The Basics : Game Play

Today, it’s all about game play.

And game play all starts with the kickoff.

Two things can happen here:

Kickoffs occur at the beginning of every new possession (excluding turnovers, when the ball is played from the spot where the turnover ended). You might hear a new possession being called a new “drive” – they’re the same thing.

The ball is placed on a tee on the Defense’s 30-yard line, and a Placekicker (not the other Kicker, who kicks field goals and extra points) kicks the ball to the awaiting Offense. Of note: the Offensive players on the field at this time are part of the Special Teams Unit, and they may or may not also play for the Offensive Unit. (Example: The Chicago Bears’ Devin Hester is the best Special Teams returner in the league, but they’ve also tried to utilize him in their Offense as a Wide Receiver.) Wherever the returner (“return man”) is stopped is where the Offense begins their drive.

…or…

If the ball is caught in the Offensive team’s end zone, the player who caught it can either try to run it out of the end zone and get as much yardage as possible before being tackled or he can chose to kneel down in the end zone, an action called a “touchback.” This results in the ball being placed on the Offense’s 20-yard line.

Next, downs!

Once the Offense starts their drive, they have FOUR chances, called “downs,” to move the ball 10 yards from where they started (this place is called “the line of scrimmage”).

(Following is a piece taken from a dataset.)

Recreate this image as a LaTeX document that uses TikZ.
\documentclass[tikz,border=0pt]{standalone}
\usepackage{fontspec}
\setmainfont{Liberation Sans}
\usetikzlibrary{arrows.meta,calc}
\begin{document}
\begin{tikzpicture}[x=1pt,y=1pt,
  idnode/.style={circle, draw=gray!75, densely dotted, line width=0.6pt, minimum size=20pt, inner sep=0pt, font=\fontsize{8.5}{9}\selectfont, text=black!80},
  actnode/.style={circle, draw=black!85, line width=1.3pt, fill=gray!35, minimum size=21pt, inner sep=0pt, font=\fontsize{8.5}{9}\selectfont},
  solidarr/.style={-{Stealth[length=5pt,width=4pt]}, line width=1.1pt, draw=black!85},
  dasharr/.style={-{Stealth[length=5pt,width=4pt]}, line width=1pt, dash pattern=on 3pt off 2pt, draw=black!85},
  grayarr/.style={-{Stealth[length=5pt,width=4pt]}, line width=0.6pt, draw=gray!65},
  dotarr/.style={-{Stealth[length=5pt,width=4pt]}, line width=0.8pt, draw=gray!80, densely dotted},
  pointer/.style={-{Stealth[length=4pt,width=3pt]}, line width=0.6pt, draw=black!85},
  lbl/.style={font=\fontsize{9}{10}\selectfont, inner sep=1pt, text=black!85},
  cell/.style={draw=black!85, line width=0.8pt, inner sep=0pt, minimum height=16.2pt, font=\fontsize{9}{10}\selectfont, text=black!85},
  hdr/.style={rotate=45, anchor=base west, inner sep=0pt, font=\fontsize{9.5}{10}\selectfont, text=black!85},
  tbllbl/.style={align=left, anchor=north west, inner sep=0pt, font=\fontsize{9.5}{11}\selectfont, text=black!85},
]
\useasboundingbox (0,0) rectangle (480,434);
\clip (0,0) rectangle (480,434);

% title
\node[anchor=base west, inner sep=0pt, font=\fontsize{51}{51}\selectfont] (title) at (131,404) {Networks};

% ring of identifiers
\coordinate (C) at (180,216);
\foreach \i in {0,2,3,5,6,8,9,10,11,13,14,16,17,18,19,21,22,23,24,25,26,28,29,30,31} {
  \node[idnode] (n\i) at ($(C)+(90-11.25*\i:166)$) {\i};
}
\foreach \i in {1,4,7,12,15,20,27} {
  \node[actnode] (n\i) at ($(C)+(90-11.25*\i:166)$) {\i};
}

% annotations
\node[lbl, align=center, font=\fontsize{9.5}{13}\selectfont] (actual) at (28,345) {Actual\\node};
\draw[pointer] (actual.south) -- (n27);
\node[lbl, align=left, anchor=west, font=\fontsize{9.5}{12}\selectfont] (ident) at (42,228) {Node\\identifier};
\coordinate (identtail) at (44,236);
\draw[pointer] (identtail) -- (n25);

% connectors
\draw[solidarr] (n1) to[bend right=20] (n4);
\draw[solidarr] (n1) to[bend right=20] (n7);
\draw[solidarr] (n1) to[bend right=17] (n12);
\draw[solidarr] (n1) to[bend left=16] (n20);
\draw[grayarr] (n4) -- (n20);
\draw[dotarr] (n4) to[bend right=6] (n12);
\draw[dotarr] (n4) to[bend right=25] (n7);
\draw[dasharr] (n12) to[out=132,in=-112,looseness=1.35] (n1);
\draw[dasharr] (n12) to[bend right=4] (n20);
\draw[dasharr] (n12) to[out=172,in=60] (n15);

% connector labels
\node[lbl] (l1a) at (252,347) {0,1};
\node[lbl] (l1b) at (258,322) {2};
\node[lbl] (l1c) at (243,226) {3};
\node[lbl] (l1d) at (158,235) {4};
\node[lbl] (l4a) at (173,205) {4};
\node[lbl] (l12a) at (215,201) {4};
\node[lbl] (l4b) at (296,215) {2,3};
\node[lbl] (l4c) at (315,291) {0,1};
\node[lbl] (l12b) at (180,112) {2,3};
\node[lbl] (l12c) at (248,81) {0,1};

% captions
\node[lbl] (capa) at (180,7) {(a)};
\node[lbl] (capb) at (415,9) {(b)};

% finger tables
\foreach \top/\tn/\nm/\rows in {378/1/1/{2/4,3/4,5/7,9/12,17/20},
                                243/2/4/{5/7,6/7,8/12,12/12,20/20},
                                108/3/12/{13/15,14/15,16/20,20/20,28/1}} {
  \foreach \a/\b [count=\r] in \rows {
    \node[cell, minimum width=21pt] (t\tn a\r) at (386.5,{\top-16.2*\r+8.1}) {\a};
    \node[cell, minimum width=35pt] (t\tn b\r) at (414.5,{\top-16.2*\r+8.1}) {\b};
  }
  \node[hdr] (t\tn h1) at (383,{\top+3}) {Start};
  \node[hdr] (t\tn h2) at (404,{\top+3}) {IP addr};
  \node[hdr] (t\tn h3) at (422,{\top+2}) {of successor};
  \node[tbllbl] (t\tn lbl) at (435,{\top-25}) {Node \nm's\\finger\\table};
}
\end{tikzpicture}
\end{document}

Each play is then calculated by what chance (down) the Offense is on and how many yards they have left until they reach 10 yards total.

Once they reach or exceed the 10 yards in one set of downs, they get a new set – four more chances to move the ball 10 more yards.

[Example: On the first play, the quarterback hands the ball off to the running back, who runs three yards past the line of scrimmage. When the teams line up for the next play, the count will be “Second Down and Seven” because it’s their second chance and they have seven yards left to go to get to ten yards total.]

Third down is when life gets tense. Let’s say it’s 3rd and 3 – meaning that it’s the third chance and they have 3 yards left to go to get to 10 total – and the ball is on the Defense’s 30-yard line. The Offense runs a play but only gets 2 yards instead of the 3 they need for a new set of downs. It’s now 4th and 1. (The time when hairs turn gray.) The Offense has three options:

1. “Go for it” on 4th down and try to get the one yard they need. However, if they don’t get the yard, they turn the ball over to the Defense right where it is on the field, which would put the Defense in excellent position for the next drive.

2. Try a field goal. The field goal counts as a play, which counts as the 4th down. It would be a long shot because about 17 yards are added to the total distance (to account for the 10 yards of the end zone and 7 yards to the line of scrimmage – don’t worry about any of that). If the Kicker makes the field goal, awesome. If not, the other team gets the ball at the line of scrimmage.

3. Punt the ball. This means that they’re just kicking it off from where the ball currently is and the other team returns it.

So to review: plays occur in a set of four downs that repeat until the end result is a score, a punt, or a turnover.

Luckily, because of the magic of technology, figuring out this whole “down” situation is easier than ever. There is usually a bright electronic line drawn on the field that signifies how far a team has to go until they earn 10 yards and a new set of downs. Not that you need any help from technology, since you are well on your way to becoming a Football Knowledge All Star.